▶ **Short problem**: Begin with the line containing "Generate a web" and end with the line containing "ctx.fillText(maker, 283, 675);". Give those lines again exactly, leaving out the images.

(Code that draws figures)
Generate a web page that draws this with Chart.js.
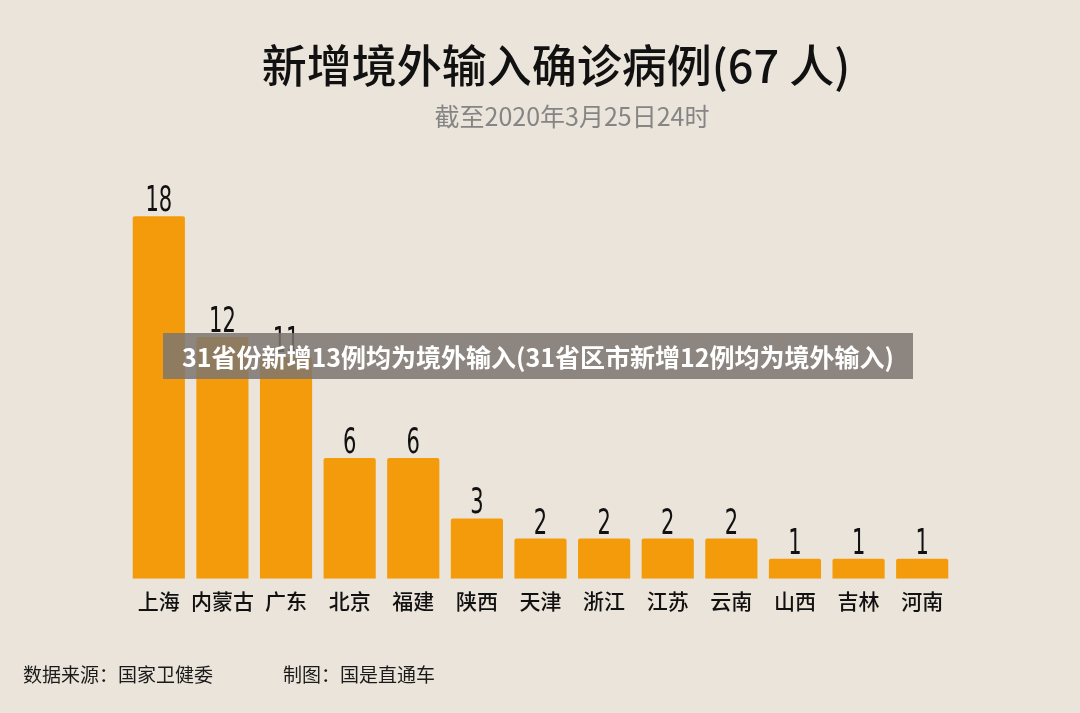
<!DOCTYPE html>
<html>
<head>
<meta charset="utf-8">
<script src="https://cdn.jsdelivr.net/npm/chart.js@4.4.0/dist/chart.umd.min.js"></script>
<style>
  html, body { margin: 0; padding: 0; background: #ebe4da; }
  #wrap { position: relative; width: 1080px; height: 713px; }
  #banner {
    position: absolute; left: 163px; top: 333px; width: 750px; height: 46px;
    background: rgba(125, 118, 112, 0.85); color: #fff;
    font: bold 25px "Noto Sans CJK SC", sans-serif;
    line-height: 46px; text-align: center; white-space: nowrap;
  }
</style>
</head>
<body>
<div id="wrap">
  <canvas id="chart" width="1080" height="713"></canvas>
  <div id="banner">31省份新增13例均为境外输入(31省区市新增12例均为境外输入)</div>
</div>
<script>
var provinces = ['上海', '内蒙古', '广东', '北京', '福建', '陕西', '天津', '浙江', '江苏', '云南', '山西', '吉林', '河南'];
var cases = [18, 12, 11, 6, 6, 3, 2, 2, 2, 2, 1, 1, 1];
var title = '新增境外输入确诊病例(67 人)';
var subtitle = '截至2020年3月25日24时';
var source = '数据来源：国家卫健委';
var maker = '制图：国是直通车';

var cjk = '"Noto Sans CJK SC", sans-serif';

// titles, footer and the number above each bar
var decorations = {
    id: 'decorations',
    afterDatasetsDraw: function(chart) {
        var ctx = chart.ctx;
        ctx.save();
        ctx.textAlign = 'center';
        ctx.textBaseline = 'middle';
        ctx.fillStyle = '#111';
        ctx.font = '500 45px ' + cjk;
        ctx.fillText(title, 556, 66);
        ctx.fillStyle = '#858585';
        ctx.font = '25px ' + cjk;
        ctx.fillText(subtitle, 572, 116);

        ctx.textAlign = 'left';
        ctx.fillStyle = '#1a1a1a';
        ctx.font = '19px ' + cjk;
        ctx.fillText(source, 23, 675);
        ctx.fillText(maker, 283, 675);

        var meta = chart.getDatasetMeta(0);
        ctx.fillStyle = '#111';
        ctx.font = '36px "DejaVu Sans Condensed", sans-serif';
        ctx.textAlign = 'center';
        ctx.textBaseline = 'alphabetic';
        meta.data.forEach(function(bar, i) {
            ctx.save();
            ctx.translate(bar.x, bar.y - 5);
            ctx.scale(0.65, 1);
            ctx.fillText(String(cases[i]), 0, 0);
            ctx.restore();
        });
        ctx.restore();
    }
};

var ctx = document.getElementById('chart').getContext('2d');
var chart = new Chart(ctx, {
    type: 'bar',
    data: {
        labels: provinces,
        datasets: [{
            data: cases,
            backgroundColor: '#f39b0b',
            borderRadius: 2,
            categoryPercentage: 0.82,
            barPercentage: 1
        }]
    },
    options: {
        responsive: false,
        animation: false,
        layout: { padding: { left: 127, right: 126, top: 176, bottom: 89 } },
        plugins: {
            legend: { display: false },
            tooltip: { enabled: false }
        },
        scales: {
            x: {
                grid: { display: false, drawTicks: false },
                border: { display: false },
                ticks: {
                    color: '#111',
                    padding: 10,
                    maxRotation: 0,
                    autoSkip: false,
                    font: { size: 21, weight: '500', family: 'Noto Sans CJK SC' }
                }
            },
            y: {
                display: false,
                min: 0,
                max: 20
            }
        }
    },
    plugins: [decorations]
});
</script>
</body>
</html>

--

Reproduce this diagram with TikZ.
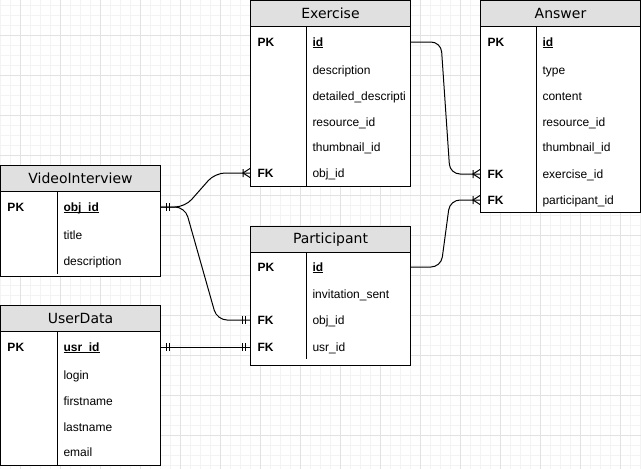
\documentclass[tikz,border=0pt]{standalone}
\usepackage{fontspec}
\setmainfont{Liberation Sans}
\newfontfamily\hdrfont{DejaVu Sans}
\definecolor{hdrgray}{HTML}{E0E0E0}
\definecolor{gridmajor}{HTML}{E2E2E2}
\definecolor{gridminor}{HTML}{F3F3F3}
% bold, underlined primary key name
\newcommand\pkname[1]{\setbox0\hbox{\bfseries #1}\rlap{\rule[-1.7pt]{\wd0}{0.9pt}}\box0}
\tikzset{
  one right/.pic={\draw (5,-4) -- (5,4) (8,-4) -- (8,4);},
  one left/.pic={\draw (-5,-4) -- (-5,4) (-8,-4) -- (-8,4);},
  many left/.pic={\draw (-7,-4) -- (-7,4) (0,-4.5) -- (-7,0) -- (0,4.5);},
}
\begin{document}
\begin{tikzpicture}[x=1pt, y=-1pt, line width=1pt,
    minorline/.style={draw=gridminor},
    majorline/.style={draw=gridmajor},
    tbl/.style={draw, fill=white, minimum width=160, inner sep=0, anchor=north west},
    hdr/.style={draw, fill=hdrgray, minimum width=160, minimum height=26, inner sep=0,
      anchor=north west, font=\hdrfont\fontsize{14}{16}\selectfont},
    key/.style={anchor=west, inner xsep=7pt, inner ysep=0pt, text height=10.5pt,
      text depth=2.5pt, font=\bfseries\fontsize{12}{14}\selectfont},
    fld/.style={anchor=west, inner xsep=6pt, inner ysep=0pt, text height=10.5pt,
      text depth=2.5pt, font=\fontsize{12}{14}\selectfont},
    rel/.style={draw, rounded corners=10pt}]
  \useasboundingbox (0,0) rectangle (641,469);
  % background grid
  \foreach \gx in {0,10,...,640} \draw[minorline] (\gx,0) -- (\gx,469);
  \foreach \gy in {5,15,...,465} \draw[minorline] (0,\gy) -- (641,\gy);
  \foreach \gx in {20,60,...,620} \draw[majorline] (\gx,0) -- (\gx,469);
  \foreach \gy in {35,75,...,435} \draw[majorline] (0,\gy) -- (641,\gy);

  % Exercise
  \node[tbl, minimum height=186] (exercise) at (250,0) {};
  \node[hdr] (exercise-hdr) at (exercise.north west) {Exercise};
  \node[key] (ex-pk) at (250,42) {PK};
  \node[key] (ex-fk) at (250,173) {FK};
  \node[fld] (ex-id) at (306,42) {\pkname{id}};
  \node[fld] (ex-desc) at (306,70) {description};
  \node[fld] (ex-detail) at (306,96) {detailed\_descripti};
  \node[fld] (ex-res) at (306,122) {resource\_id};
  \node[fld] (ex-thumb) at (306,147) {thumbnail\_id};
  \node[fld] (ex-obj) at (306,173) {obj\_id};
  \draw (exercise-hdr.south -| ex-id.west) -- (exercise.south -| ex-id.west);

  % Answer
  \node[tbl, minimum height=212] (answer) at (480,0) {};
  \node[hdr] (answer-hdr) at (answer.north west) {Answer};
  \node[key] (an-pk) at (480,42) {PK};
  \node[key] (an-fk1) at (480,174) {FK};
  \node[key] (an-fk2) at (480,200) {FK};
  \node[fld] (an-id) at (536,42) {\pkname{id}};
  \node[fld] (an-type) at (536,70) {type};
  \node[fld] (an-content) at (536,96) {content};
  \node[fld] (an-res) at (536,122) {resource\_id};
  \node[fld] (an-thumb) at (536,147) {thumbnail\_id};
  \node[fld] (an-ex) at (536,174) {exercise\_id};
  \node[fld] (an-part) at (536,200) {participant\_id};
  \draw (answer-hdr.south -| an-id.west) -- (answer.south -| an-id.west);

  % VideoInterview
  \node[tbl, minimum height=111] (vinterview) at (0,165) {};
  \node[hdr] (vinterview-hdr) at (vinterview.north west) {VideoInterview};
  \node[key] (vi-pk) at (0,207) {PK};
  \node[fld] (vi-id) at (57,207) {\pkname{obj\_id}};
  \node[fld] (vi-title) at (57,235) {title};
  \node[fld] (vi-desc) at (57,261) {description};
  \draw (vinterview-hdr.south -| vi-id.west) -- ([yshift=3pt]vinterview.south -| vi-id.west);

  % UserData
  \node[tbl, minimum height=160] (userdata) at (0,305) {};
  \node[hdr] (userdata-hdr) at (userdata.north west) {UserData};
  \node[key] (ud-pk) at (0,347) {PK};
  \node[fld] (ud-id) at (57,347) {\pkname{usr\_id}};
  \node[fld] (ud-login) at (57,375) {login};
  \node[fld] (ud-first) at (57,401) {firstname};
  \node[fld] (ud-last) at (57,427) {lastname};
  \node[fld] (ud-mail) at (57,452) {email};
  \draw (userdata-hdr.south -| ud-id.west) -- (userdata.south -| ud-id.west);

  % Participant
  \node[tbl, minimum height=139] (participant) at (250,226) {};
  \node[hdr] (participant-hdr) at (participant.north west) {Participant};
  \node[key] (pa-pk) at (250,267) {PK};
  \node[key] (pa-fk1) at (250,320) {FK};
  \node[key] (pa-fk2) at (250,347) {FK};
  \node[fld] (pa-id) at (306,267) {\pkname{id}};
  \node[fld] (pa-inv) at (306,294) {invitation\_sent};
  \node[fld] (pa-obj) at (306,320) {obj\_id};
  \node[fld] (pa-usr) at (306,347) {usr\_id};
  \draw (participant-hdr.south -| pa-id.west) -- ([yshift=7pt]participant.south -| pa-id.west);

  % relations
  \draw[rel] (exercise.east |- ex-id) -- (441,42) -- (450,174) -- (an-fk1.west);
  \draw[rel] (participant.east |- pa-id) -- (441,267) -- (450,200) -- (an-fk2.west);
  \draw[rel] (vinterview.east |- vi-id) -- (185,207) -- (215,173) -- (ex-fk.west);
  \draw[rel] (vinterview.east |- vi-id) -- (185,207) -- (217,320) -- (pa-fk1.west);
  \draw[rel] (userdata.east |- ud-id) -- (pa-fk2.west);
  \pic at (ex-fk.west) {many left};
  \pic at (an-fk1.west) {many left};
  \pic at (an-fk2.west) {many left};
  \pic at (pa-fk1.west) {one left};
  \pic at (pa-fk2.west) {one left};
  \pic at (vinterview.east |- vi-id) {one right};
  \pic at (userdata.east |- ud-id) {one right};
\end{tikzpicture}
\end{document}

▶ **Expected output**:
Generate a web page that draws this with Chart.js.
<!DOCTYPE html>
<html>
<head>
<meta charset="utf-8">
<script src="https://cdn.jsdelivr.net/npm/chart.js@4.4.0/dist/chart.umd.min.js"></script>
<style>
  html, body { margin: 0; padding: 0; background: #ebe4da; }
  #wrap { position: relative; width: 1080px; height: 713px; }
  #banner {
    position: absolute; left: 163px; top: 333px; width: 750px; height: 46px;
    background: rgba(125, 118, 112, 0.85); color: #fff;
    font: bold 25px "Noto Sans CJK SC", sans-serif;
    line-height: 46px; text-align: center; white-space: nowrap;
  }
</style>
</head>
<body>
<div id="wrap">
  <canvas id="chart" width="1080" height="713"></canvas>
  <div id="banner">31省份新增13例均为境外输入(31省区市新增12例均为境外输入)</div>
</div>
<script>
var provinces = ['上海', '内蒙古', '广东', '北京', '福建', '陕西', '天津', '浙江', '江苏', '云南', '山西', '吉林', '河南'];
var cases = [18, 12, 11, 6, 6, 3, 2, 2, 2, 2, 1, 1, 1];
var title = '新增境外输入确诊病例(67 人)';
var subtitle = '截至2020年3月25日24时';
var source = '数据来源：国家卫健委';
var maker = '制图：国是直通车';

var cjk = '"Noto Sans CJK SC", sans-serif';

// titles, footer and the number above each bar
var decorations = {
    id: 'decorations',
    afterDatasetsDraw: function(chart) {
        var ctx = chart.ctx;
        ctx.save();
        ctx.textAlign = 'center';
        ctx.textBaseline = 'middle';
        ctx.fillStyle = '#111';
        ctx.font = '500 45px ' + cjk;
        ctx.fillText(title, 556, 66);
        ctx.fillStyle = '#858585';
        ctx.font = '25px ' + cjk;
        ctx.fillText(subtitle, 572, 116);

        ctx.textAlign = 'left';
        ctx.fillStyle = '#1a1a1a';
        ctx.font = '19px ' + cjk;
        ctx.fillText(source, 23, 675);
        ctx.fillText(maker, 283, 675);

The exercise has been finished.